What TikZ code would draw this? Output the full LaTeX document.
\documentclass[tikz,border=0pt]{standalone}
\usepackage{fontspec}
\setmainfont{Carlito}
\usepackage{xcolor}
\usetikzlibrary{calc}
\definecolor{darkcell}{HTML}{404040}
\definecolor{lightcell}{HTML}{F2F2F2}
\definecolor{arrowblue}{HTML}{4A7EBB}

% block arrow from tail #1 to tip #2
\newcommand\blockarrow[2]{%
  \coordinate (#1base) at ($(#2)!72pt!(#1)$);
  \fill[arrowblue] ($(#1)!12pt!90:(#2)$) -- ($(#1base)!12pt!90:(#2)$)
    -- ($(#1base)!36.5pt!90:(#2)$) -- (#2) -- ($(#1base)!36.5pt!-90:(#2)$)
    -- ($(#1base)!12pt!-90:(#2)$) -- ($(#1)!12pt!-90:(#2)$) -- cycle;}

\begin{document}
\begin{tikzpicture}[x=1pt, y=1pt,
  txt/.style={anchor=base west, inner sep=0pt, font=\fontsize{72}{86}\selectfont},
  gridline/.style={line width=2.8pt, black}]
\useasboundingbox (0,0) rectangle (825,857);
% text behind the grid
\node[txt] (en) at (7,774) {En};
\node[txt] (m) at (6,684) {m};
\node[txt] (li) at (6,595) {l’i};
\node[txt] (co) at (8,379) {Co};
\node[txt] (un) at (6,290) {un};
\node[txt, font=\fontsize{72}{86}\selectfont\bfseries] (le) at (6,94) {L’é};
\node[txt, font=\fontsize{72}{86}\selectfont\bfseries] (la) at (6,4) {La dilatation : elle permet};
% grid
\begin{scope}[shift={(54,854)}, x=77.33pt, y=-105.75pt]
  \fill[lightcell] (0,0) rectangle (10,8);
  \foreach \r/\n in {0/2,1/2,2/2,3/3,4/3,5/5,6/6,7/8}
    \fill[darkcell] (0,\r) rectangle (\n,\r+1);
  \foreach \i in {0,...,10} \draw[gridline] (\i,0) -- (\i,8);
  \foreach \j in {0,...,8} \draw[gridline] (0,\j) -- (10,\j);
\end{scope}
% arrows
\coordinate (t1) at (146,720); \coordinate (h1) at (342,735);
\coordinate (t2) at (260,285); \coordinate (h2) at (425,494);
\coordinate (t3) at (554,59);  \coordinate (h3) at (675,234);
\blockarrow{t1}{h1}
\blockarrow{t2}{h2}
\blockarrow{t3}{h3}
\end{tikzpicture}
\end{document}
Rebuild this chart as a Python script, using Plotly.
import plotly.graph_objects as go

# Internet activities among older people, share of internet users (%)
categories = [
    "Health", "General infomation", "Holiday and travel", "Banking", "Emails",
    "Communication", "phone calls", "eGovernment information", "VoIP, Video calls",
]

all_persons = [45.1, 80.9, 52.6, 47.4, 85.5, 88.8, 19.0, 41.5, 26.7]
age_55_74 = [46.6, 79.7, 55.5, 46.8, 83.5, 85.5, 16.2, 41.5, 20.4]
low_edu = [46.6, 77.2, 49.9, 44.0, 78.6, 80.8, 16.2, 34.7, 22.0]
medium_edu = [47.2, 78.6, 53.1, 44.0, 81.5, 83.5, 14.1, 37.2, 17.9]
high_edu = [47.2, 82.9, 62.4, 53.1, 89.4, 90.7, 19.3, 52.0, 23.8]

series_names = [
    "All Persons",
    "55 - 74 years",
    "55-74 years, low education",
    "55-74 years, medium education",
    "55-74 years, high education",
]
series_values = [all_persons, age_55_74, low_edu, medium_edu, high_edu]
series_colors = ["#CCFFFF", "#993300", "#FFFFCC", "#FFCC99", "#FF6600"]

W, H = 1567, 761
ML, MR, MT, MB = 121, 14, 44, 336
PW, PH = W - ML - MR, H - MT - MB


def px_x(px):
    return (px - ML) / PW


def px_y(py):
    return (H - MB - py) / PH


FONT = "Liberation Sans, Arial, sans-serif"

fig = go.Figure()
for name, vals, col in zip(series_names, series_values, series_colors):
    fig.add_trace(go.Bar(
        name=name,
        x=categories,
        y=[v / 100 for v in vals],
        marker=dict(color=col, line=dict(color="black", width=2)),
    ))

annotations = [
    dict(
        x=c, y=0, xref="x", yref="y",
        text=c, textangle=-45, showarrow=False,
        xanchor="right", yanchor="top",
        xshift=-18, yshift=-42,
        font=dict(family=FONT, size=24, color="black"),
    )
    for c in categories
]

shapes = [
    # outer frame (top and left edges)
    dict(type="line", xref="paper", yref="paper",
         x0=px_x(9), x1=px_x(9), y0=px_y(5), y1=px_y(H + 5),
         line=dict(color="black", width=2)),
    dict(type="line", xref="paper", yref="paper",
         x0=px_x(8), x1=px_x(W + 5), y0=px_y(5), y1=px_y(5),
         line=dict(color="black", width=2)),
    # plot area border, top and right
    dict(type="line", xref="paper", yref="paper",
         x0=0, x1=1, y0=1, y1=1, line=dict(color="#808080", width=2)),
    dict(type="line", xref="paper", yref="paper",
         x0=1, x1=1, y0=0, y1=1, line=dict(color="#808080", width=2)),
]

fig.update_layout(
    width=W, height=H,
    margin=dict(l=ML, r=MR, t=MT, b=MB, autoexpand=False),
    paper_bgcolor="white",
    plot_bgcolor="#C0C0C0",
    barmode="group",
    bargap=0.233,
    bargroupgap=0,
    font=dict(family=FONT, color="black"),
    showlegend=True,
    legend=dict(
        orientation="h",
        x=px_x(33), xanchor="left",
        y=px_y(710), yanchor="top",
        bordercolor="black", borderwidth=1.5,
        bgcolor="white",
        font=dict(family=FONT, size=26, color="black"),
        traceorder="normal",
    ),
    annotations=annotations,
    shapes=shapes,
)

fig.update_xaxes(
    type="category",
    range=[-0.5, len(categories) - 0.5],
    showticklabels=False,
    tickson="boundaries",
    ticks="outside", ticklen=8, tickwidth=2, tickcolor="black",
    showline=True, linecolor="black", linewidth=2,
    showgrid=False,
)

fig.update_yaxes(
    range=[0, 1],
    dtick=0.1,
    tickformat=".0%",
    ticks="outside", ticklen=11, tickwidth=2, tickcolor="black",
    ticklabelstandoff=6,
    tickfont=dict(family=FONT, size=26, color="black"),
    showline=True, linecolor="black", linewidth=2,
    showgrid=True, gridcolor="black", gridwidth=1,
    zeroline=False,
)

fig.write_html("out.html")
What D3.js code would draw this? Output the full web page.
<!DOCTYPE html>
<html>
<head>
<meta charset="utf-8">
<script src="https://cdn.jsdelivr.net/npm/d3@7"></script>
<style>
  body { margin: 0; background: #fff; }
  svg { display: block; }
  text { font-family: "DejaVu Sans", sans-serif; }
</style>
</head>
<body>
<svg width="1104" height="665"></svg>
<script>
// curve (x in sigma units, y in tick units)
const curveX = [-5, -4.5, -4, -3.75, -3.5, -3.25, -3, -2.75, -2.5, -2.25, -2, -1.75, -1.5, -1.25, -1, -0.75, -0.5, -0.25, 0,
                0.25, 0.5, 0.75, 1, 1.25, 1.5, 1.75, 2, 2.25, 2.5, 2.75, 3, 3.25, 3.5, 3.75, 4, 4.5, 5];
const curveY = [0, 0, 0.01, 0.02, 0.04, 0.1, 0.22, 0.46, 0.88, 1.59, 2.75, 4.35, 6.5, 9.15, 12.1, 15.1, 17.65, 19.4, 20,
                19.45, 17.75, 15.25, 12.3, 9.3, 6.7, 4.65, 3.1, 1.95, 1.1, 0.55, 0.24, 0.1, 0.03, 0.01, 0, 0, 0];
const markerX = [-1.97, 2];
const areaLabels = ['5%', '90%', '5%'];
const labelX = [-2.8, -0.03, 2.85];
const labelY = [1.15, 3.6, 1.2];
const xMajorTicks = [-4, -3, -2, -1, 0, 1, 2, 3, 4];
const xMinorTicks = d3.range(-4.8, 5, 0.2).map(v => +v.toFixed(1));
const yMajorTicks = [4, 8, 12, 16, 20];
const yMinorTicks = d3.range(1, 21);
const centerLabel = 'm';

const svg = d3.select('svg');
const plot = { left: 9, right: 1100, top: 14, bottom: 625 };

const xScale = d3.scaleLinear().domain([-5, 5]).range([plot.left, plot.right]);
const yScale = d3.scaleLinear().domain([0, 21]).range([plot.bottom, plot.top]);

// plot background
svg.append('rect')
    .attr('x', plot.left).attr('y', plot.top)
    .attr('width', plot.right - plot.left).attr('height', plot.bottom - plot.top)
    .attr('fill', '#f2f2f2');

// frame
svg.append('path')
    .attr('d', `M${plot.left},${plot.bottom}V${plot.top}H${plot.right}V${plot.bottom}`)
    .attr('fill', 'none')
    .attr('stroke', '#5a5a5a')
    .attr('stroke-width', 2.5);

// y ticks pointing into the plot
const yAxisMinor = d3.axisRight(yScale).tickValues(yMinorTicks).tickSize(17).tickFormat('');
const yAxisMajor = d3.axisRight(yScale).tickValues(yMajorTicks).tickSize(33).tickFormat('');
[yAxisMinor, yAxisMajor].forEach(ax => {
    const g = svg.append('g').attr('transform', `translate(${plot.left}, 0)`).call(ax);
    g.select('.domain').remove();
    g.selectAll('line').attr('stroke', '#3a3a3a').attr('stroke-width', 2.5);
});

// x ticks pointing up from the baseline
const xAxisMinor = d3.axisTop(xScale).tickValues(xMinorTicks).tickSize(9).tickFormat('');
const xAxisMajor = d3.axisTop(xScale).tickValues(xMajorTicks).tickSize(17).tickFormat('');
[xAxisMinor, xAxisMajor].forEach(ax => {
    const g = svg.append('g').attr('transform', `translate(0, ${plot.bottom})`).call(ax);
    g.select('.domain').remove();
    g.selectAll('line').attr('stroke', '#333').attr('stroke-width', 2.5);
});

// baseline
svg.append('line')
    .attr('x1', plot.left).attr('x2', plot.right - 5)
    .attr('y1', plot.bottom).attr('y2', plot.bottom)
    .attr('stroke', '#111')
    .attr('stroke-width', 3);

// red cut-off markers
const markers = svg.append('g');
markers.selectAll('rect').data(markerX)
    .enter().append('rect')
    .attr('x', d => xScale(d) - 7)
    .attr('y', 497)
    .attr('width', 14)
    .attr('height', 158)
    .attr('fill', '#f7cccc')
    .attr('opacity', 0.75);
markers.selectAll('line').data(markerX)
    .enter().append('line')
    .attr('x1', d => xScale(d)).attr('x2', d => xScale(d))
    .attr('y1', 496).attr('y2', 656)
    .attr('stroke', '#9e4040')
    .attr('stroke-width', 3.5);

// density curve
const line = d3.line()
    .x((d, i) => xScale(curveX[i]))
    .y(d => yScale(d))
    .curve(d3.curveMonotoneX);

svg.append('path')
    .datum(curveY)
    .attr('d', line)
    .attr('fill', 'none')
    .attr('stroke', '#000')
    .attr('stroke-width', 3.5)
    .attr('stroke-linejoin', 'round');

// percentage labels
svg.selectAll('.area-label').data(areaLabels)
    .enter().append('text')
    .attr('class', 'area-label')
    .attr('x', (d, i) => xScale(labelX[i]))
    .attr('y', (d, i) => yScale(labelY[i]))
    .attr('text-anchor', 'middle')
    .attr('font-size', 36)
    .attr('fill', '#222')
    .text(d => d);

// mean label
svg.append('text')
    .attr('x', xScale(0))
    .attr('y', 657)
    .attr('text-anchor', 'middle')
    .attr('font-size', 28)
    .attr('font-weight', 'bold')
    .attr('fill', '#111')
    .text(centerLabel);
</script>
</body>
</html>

_____

→ **WHAT THE TASK ASKS**: What are the exact lines from the beginning of the material through the line containing "import plotly.graph_objects as go"? Write out those lines alone.

→ **WORKED SOLUTION**:
What TikZ code would draw this? Output the full LaTeX document.
\documentclass[tikz,border=0pt]{standalone}
\usepackage{fontspec}
\setmainfont{Carlito}
\usepackage{xcolor}
\usetikzlibrary{calc}
\definecolor{darkcell}{HTML}{404040}
\definecolor{lightcell}{HTML}{F2F2F2}
\definecolor{arrowblue}{HTML}{4A7EBB}

% block arrow from tail #1 to tip #2
\newcommand\blockarrow[2]{%
  \coordinate (#1base) at ($(#2)!72pt!(#1)$);
  \fill[arrowblue] ($(#1)!12pt!90:(#2)$) -- ($(#1base)!12pt!90:(#2)$)
    -- ($(#1base)!36.5pt!90:(#2)$) -- (#2) -- ($(#1base)!36.5pt!-90:(#2)$)
    -- ($(#1base)!12pt!-90:(#2)$) -- ($(#1)!12pt!-90:(#2)$) -- cycle;}

\begin{document}
\begin{tikzpicture}[x=1pt, y=1pt,
  txt/.style={anchor=base west, inner sep=0pt, font=\fontsize{72}{86}\selectfont},
  gridline/.style={line width=2.8pt, black}]
\useasboundingbox (0,0) rectangle (825,857);
% text behind the grid
\node[txt] (en) at (7,774) {En};
\node[txt] (m) at (6,684) {m};
\node[txt] (li) at (6,595) {l’i};
\node[txt] (co) at (8,379) {Co};
\node[txt] (un) at (6,290) {un};
\node[txt, font=\fontsize{72}{86}\selectfont\bfseries] (le) at (6,94) {L’é};
\node[txt, font=\fontsize{72}{86}\selectfont\bfseries] (la) at (6,4) {La dilatation : elle permet};
% grid
\begin{scope}[shift={(54,854)}, x=77.33pt, y=-105.75pt]
  \fill[lightcell] (0,0) rectangle (10,8);
  \foreach \r/\n in {0/2,1/2,2/2,3/3,4/3,5/5,6/6,7/8}
    \fill[darkcell] (0,\r) rectangle (\n,\r+1);
  \foreach \i in {0,...,10} \draw[gridline] (\i,0) -- (\i,8);
  \foreach \j in {0,...,8} \draw[gridline] (0,\j) -- (10,\j);
\end{scope}
% arrows
\coordinate (t1) at (146,720); \coordinate (h1) at (342,735);
\coordinate (t2) at (260,285); \coordinate (h2) at (425,494);
\coordinate (t3) at (554,59);  \coordinate (h3) at (675,234);
\blockarrow{t1}{h1}
\blockarrow{t2}{h2}
\blockarrow{t3}{h3}
\end{tikzpicture}
\end{document}
Rebuild this chart as a Python script, using Plotly.
import plotly.graph_objects as go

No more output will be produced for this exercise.